Input rows >>
#####
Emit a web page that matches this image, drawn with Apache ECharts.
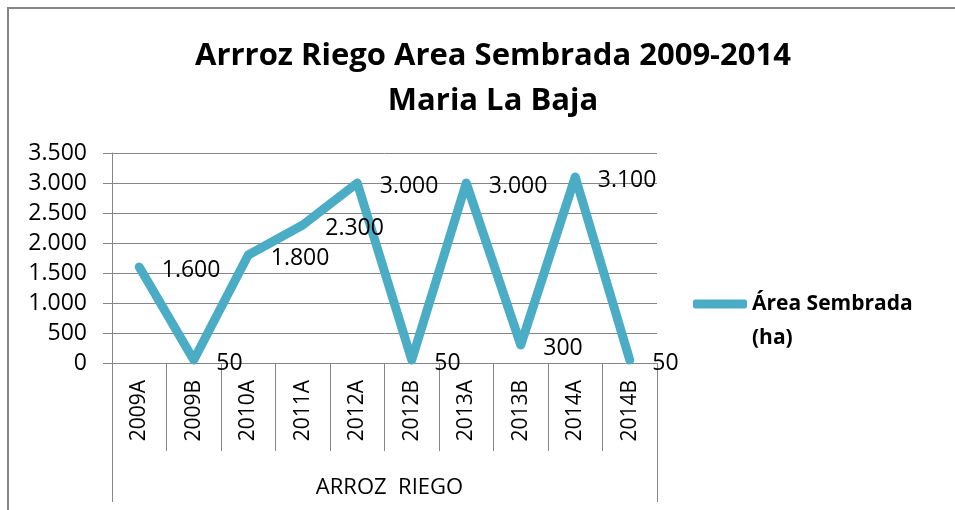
#####
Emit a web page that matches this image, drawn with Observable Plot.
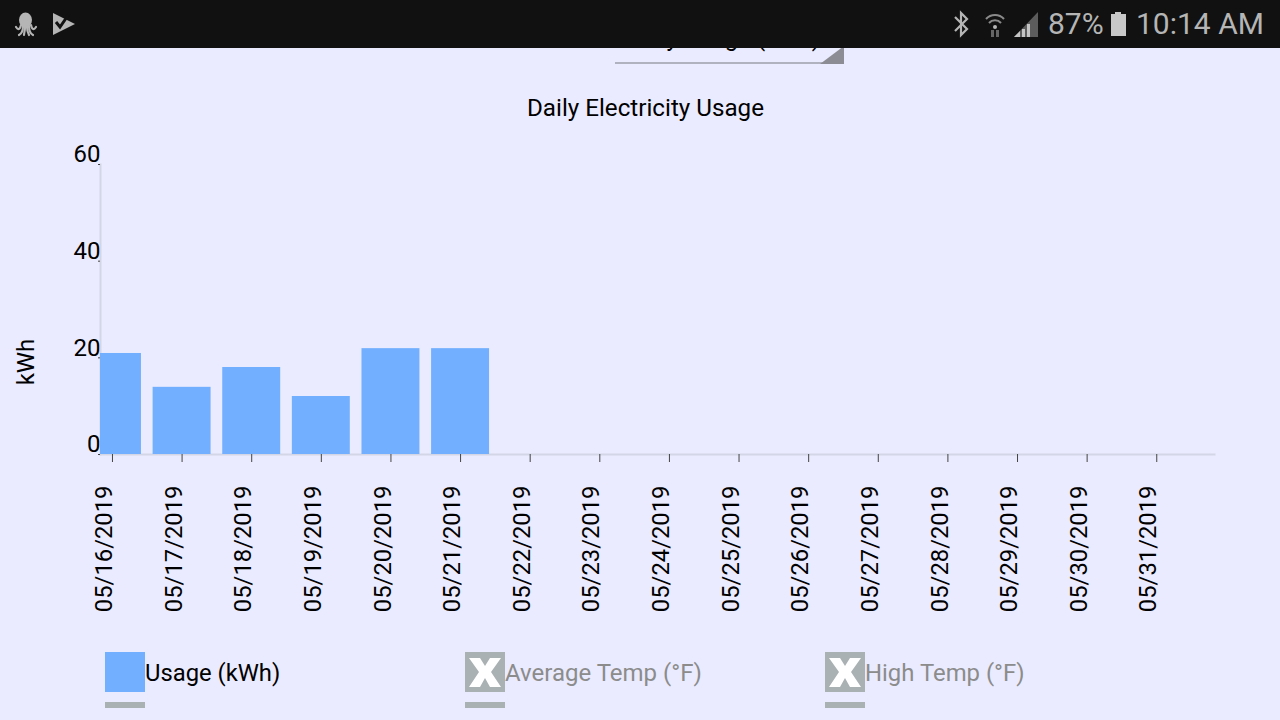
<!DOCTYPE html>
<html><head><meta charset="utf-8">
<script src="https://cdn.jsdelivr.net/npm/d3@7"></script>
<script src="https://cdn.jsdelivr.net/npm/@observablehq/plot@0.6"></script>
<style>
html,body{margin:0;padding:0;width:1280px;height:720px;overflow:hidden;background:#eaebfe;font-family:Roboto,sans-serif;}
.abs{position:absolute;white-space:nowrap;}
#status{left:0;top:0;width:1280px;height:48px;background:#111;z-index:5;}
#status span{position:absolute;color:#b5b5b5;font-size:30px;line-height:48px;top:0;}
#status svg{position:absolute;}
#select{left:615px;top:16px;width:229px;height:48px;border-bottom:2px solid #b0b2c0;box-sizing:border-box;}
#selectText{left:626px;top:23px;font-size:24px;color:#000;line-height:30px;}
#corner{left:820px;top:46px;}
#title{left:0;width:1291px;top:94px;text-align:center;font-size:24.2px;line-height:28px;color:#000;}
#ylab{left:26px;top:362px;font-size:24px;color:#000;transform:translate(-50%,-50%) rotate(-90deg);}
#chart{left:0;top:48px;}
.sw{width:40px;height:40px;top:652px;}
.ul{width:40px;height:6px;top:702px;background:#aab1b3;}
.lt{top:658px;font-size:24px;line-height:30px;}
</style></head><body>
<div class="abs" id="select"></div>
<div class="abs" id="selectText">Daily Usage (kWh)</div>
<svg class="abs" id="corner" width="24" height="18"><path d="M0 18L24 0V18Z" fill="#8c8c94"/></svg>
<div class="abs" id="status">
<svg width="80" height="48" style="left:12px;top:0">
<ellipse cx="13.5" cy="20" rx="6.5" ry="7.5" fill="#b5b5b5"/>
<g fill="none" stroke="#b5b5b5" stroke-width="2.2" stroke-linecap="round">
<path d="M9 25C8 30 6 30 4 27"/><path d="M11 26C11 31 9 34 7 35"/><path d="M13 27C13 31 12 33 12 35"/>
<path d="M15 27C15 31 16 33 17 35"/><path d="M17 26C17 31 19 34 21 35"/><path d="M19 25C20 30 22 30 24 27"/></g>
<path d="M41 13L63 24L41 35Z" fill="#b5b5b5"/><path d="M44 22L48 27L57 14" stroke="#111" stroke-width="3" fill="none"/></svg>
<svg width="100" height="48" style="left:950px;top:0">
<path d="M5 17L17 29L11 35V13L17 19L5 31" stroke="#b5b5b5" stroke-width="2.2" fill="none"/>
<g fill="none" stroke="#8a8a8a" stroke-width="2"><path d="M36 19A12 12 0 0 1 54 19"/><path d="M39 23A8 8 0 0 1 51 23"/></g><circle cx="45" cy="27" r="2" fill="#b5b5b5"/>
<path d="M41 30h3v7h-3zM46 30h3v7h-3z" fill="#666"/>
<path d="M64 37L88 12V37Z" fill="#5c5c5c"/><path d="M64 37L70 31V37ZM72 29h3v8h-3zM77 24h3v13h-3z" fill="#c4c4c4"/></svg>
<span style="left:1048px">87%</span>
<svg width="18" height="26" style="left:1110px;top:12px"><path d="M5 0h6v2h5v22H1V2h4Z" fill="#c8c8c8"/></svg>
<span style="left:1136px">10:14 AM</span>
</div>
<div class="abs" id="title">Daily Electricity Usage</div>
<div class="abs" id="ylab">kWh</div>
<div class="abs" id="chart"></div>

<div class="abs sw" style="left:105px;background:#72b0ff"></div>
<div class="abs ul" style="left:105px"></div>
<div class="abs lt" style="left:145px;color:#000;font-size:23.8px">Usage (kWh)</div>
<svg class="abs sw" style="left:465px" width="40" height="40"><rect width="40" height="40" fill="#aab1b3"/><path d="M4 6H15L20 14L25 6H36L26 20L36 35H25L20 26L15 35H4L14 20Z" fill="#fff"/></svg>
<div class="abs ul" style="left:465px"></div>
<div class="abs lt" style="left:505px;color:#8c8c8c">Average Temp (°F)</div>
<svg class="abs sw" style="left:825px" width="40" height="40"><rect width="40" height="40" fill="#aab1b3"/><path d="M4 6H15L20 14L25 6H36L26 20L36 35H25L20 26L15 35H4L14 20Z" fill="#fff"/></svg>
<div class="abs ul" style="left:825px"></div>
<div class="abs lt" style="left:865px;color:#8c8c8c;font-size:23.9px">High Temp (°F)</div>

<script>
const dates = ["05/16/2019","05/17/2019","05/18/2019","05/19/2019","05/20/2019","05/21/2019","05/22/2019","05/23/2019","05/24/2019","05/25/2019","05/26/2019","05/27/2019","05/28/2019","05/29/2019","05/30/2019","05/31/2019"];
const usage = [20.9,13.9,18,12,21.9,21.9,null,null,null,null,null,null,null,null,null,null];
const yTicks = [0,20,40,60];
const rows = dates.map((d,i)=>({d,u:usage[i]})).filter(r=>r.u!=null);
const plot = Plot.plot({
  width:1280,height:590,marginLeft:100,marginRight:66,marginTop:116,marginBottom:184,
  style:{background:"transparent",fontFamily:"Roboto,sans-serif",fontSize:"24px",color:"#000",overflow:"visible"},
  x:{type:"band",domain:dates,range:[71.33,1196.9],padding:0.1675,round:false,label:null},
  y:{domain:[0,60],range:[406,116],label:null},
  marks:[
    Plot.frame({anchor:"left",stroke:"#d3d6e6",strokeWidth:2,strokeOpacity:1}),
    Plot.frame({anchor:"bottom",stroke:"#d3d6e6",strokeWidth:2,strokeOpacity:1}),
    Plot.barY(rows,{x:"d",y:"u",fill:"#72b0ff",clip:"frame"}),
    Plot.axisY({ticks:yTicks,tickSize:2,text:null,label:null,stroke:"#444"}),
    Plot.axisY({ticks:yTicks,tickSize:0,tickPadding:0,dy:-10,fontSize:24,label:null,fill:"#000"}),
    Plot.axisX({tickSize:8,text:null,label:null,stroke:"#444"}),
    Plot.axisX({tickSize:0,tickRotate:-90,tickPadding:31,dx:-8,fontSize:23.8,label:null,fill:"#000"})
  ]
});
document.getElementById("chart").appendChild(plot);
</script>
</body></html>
#####
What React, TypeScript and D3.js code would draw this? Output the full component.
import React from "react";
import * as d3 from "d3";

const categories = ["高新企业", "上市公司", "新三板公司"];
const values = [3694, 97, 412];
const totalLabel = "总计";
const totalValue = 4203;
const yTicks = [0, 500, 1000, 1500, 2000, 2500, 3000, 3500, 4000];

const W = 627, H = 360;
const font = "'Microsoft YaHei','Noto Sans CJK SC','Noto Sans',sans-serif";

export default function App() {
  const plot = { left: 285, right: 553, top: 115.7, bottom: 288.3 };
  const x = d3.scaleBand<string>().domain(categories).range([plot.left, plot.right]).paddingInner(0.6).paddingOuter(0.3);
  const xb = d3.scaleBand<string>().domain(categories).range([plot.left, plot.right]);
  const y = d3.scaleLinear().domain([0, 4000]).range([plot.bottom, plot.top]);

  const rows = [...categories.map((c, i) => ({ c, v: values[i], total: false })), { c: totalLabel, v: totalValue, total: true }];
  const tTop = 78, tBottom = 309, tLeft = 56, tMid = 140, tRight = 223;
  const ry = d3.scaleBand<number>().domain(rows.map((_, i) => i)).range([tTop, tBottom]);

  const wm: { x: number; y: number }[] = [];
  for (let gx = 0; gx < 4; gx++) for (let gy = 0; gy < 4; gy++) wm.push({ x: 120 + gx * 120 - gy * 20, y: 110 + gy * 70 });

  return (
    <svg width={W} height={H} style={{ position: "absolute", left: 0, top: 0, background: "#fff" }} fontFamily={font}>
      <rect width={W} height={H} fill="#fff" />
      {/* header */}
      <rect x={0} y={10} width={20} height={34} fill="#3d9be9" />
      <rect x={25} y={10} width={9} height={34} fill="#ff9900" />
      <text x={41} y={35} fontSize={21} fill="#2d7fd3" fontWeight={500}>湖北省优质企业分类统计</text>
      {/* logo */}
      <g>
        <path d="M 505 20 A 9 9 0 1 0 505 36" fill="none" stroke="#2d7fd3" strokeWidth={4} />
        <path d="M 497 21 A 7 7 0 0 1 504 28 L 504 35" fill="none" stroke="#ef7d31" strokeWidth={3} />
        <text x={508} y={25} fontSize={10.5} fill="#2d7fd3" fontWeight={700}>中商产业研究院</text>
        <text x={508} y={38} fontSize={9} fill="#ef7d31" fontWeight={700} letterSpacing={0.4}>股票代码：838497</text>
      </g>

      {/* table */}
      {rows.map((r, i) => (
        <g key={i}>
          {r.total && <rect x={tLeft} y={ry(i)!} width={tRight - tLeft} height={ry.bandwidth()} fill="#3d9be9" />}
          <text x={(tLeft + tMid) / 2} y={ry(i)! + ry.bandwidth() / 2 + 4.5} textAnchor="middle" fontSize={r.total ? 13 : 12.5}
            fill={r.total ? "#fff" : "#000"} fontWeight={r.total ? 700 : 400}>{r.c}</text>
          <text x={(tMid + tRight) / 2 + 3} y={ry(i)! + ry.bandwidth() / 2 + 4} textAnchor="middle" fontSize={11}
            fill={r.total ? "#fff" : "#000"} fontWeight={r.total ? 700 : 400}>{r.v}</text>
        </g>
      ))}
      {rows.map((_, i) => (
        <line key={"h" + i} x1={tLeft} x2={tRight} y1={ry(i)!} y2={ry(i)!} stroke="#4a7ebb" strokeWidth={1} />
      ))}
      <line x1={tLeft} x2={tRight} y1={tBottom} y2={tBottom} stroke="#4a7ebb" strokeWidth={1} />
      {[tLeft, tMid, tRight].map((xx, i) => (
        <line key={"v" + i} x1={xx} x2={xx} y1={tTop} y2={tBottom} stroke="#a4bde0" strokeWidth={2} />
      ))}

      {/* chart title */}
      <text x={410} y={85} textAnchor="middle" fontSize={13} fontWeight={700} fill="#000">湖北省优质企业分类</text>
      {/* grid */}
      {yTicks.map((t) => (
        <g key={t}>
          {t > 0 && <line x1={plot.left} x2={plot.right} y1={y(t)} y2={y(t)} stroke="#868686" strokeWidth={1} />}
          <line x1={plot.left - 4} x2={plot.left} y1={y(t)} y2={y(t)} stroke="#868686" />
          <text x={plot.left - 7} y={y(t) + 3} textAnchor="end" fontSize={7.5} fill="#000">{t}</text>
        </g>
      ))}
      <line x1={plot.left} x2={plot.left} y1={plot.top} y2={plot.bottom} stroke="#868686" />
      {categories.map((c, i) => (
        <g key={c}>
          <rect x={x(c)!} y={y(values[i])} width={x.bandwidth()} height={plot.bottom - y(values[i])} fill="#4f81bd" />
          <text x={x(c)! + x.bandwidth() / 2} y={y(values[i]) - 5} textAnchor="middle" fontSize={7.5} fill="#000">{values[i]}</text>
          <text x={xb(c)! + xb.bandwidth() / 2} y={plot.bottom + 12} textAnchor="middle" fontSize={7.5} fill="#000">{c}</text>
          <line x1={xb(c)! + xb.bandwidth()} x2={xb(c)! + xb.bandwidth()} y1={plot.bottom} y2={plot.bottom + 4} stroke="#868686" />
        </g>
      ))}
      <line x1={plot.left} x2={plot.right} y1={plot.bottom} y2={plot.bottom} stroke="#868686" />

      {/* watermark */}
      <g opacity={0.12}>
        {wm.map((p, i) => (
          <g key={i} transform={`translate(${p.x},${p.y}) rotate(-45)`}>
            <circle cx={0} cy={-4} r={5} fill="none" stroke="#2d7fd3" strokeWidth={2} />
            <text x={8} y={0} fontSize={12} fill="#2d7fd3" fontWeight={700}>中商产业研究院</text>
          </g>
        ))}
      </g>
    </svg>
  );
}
#####
Go through the listing above and locate each line that holds the word "matches". Copy those lines.

Emit a web page that matches this image, drawn with Apache ECharts.
Emit a web page that matches this image, drawn with Observable Plot.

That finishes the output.